Two stories, one topic: citizenship. Austria is one of many countries that has rigorous rules on citizenship. Acquisition at birth is possible only by jus sanguinis. For those seeking to naturalize, there is a litany of stringent rules: legal residency with intent to remain for many years, language proficiency at a high level, lack of criminal record, sufficient income, and – newly introduced since 2017 – the passing of a ‘cultural values’ test. Dual citizenship, unless present at birth, is not really tolerated: typically, acceptance of the Austrian citizenship means the loss of any other ones and vice versa.
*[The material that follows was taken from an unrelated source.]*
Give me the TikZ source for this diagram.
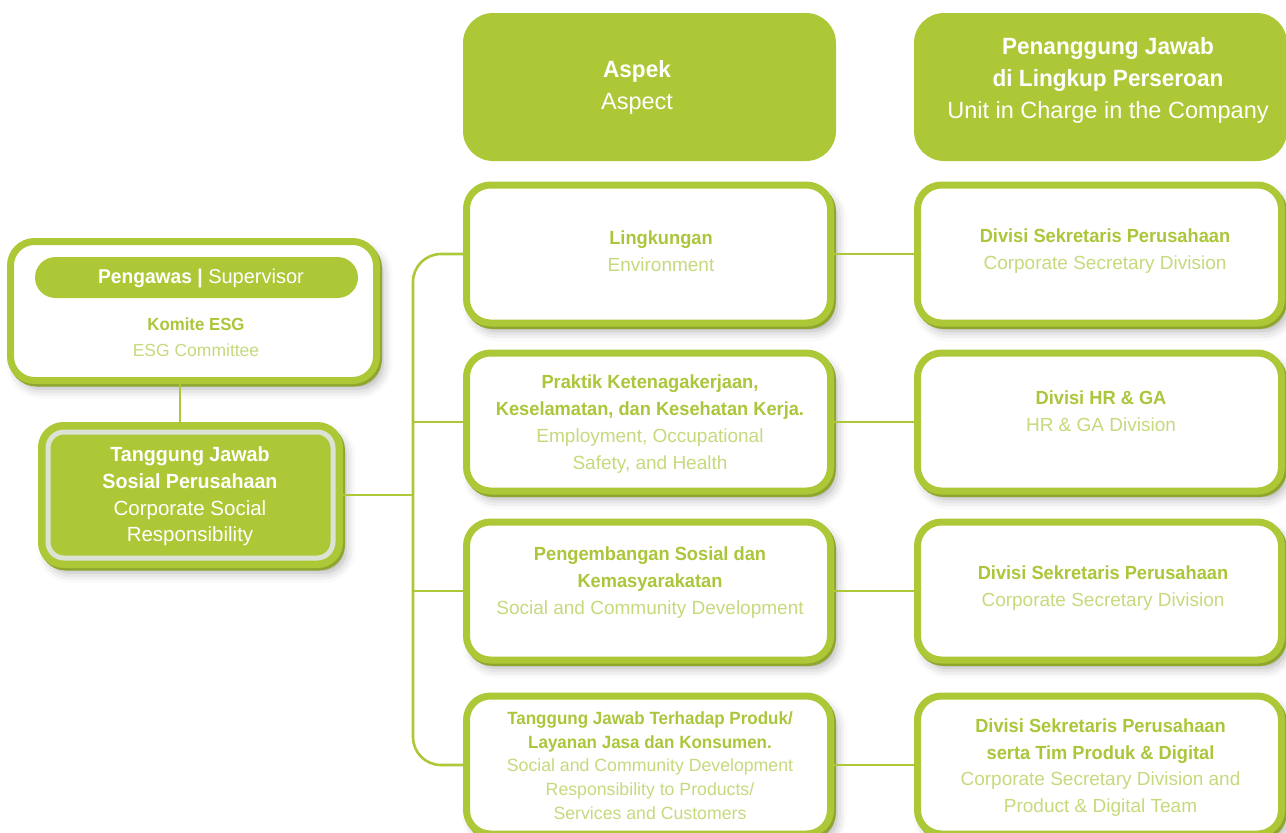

Except. There is a big except. When it is in the ‘special interest’ of the Republic, a person can, with government permission, be a dual citizen. Film, music, and sports professionals are often granted this waiver, with Arnold Schwarzenegger being the best example. Prominent personalities of other nationalities are often awarded Austrian citizenship under the ‘special interest’ clause, and with far fewer rules to fulfill. But they are not the only ones. High-level investors can also naturalize if they meet one of the special criteria of ‘economic benefit’ to the nation. A pure citizenship-by-investment option does not exist, however; the decision is still a discretionary one by the government.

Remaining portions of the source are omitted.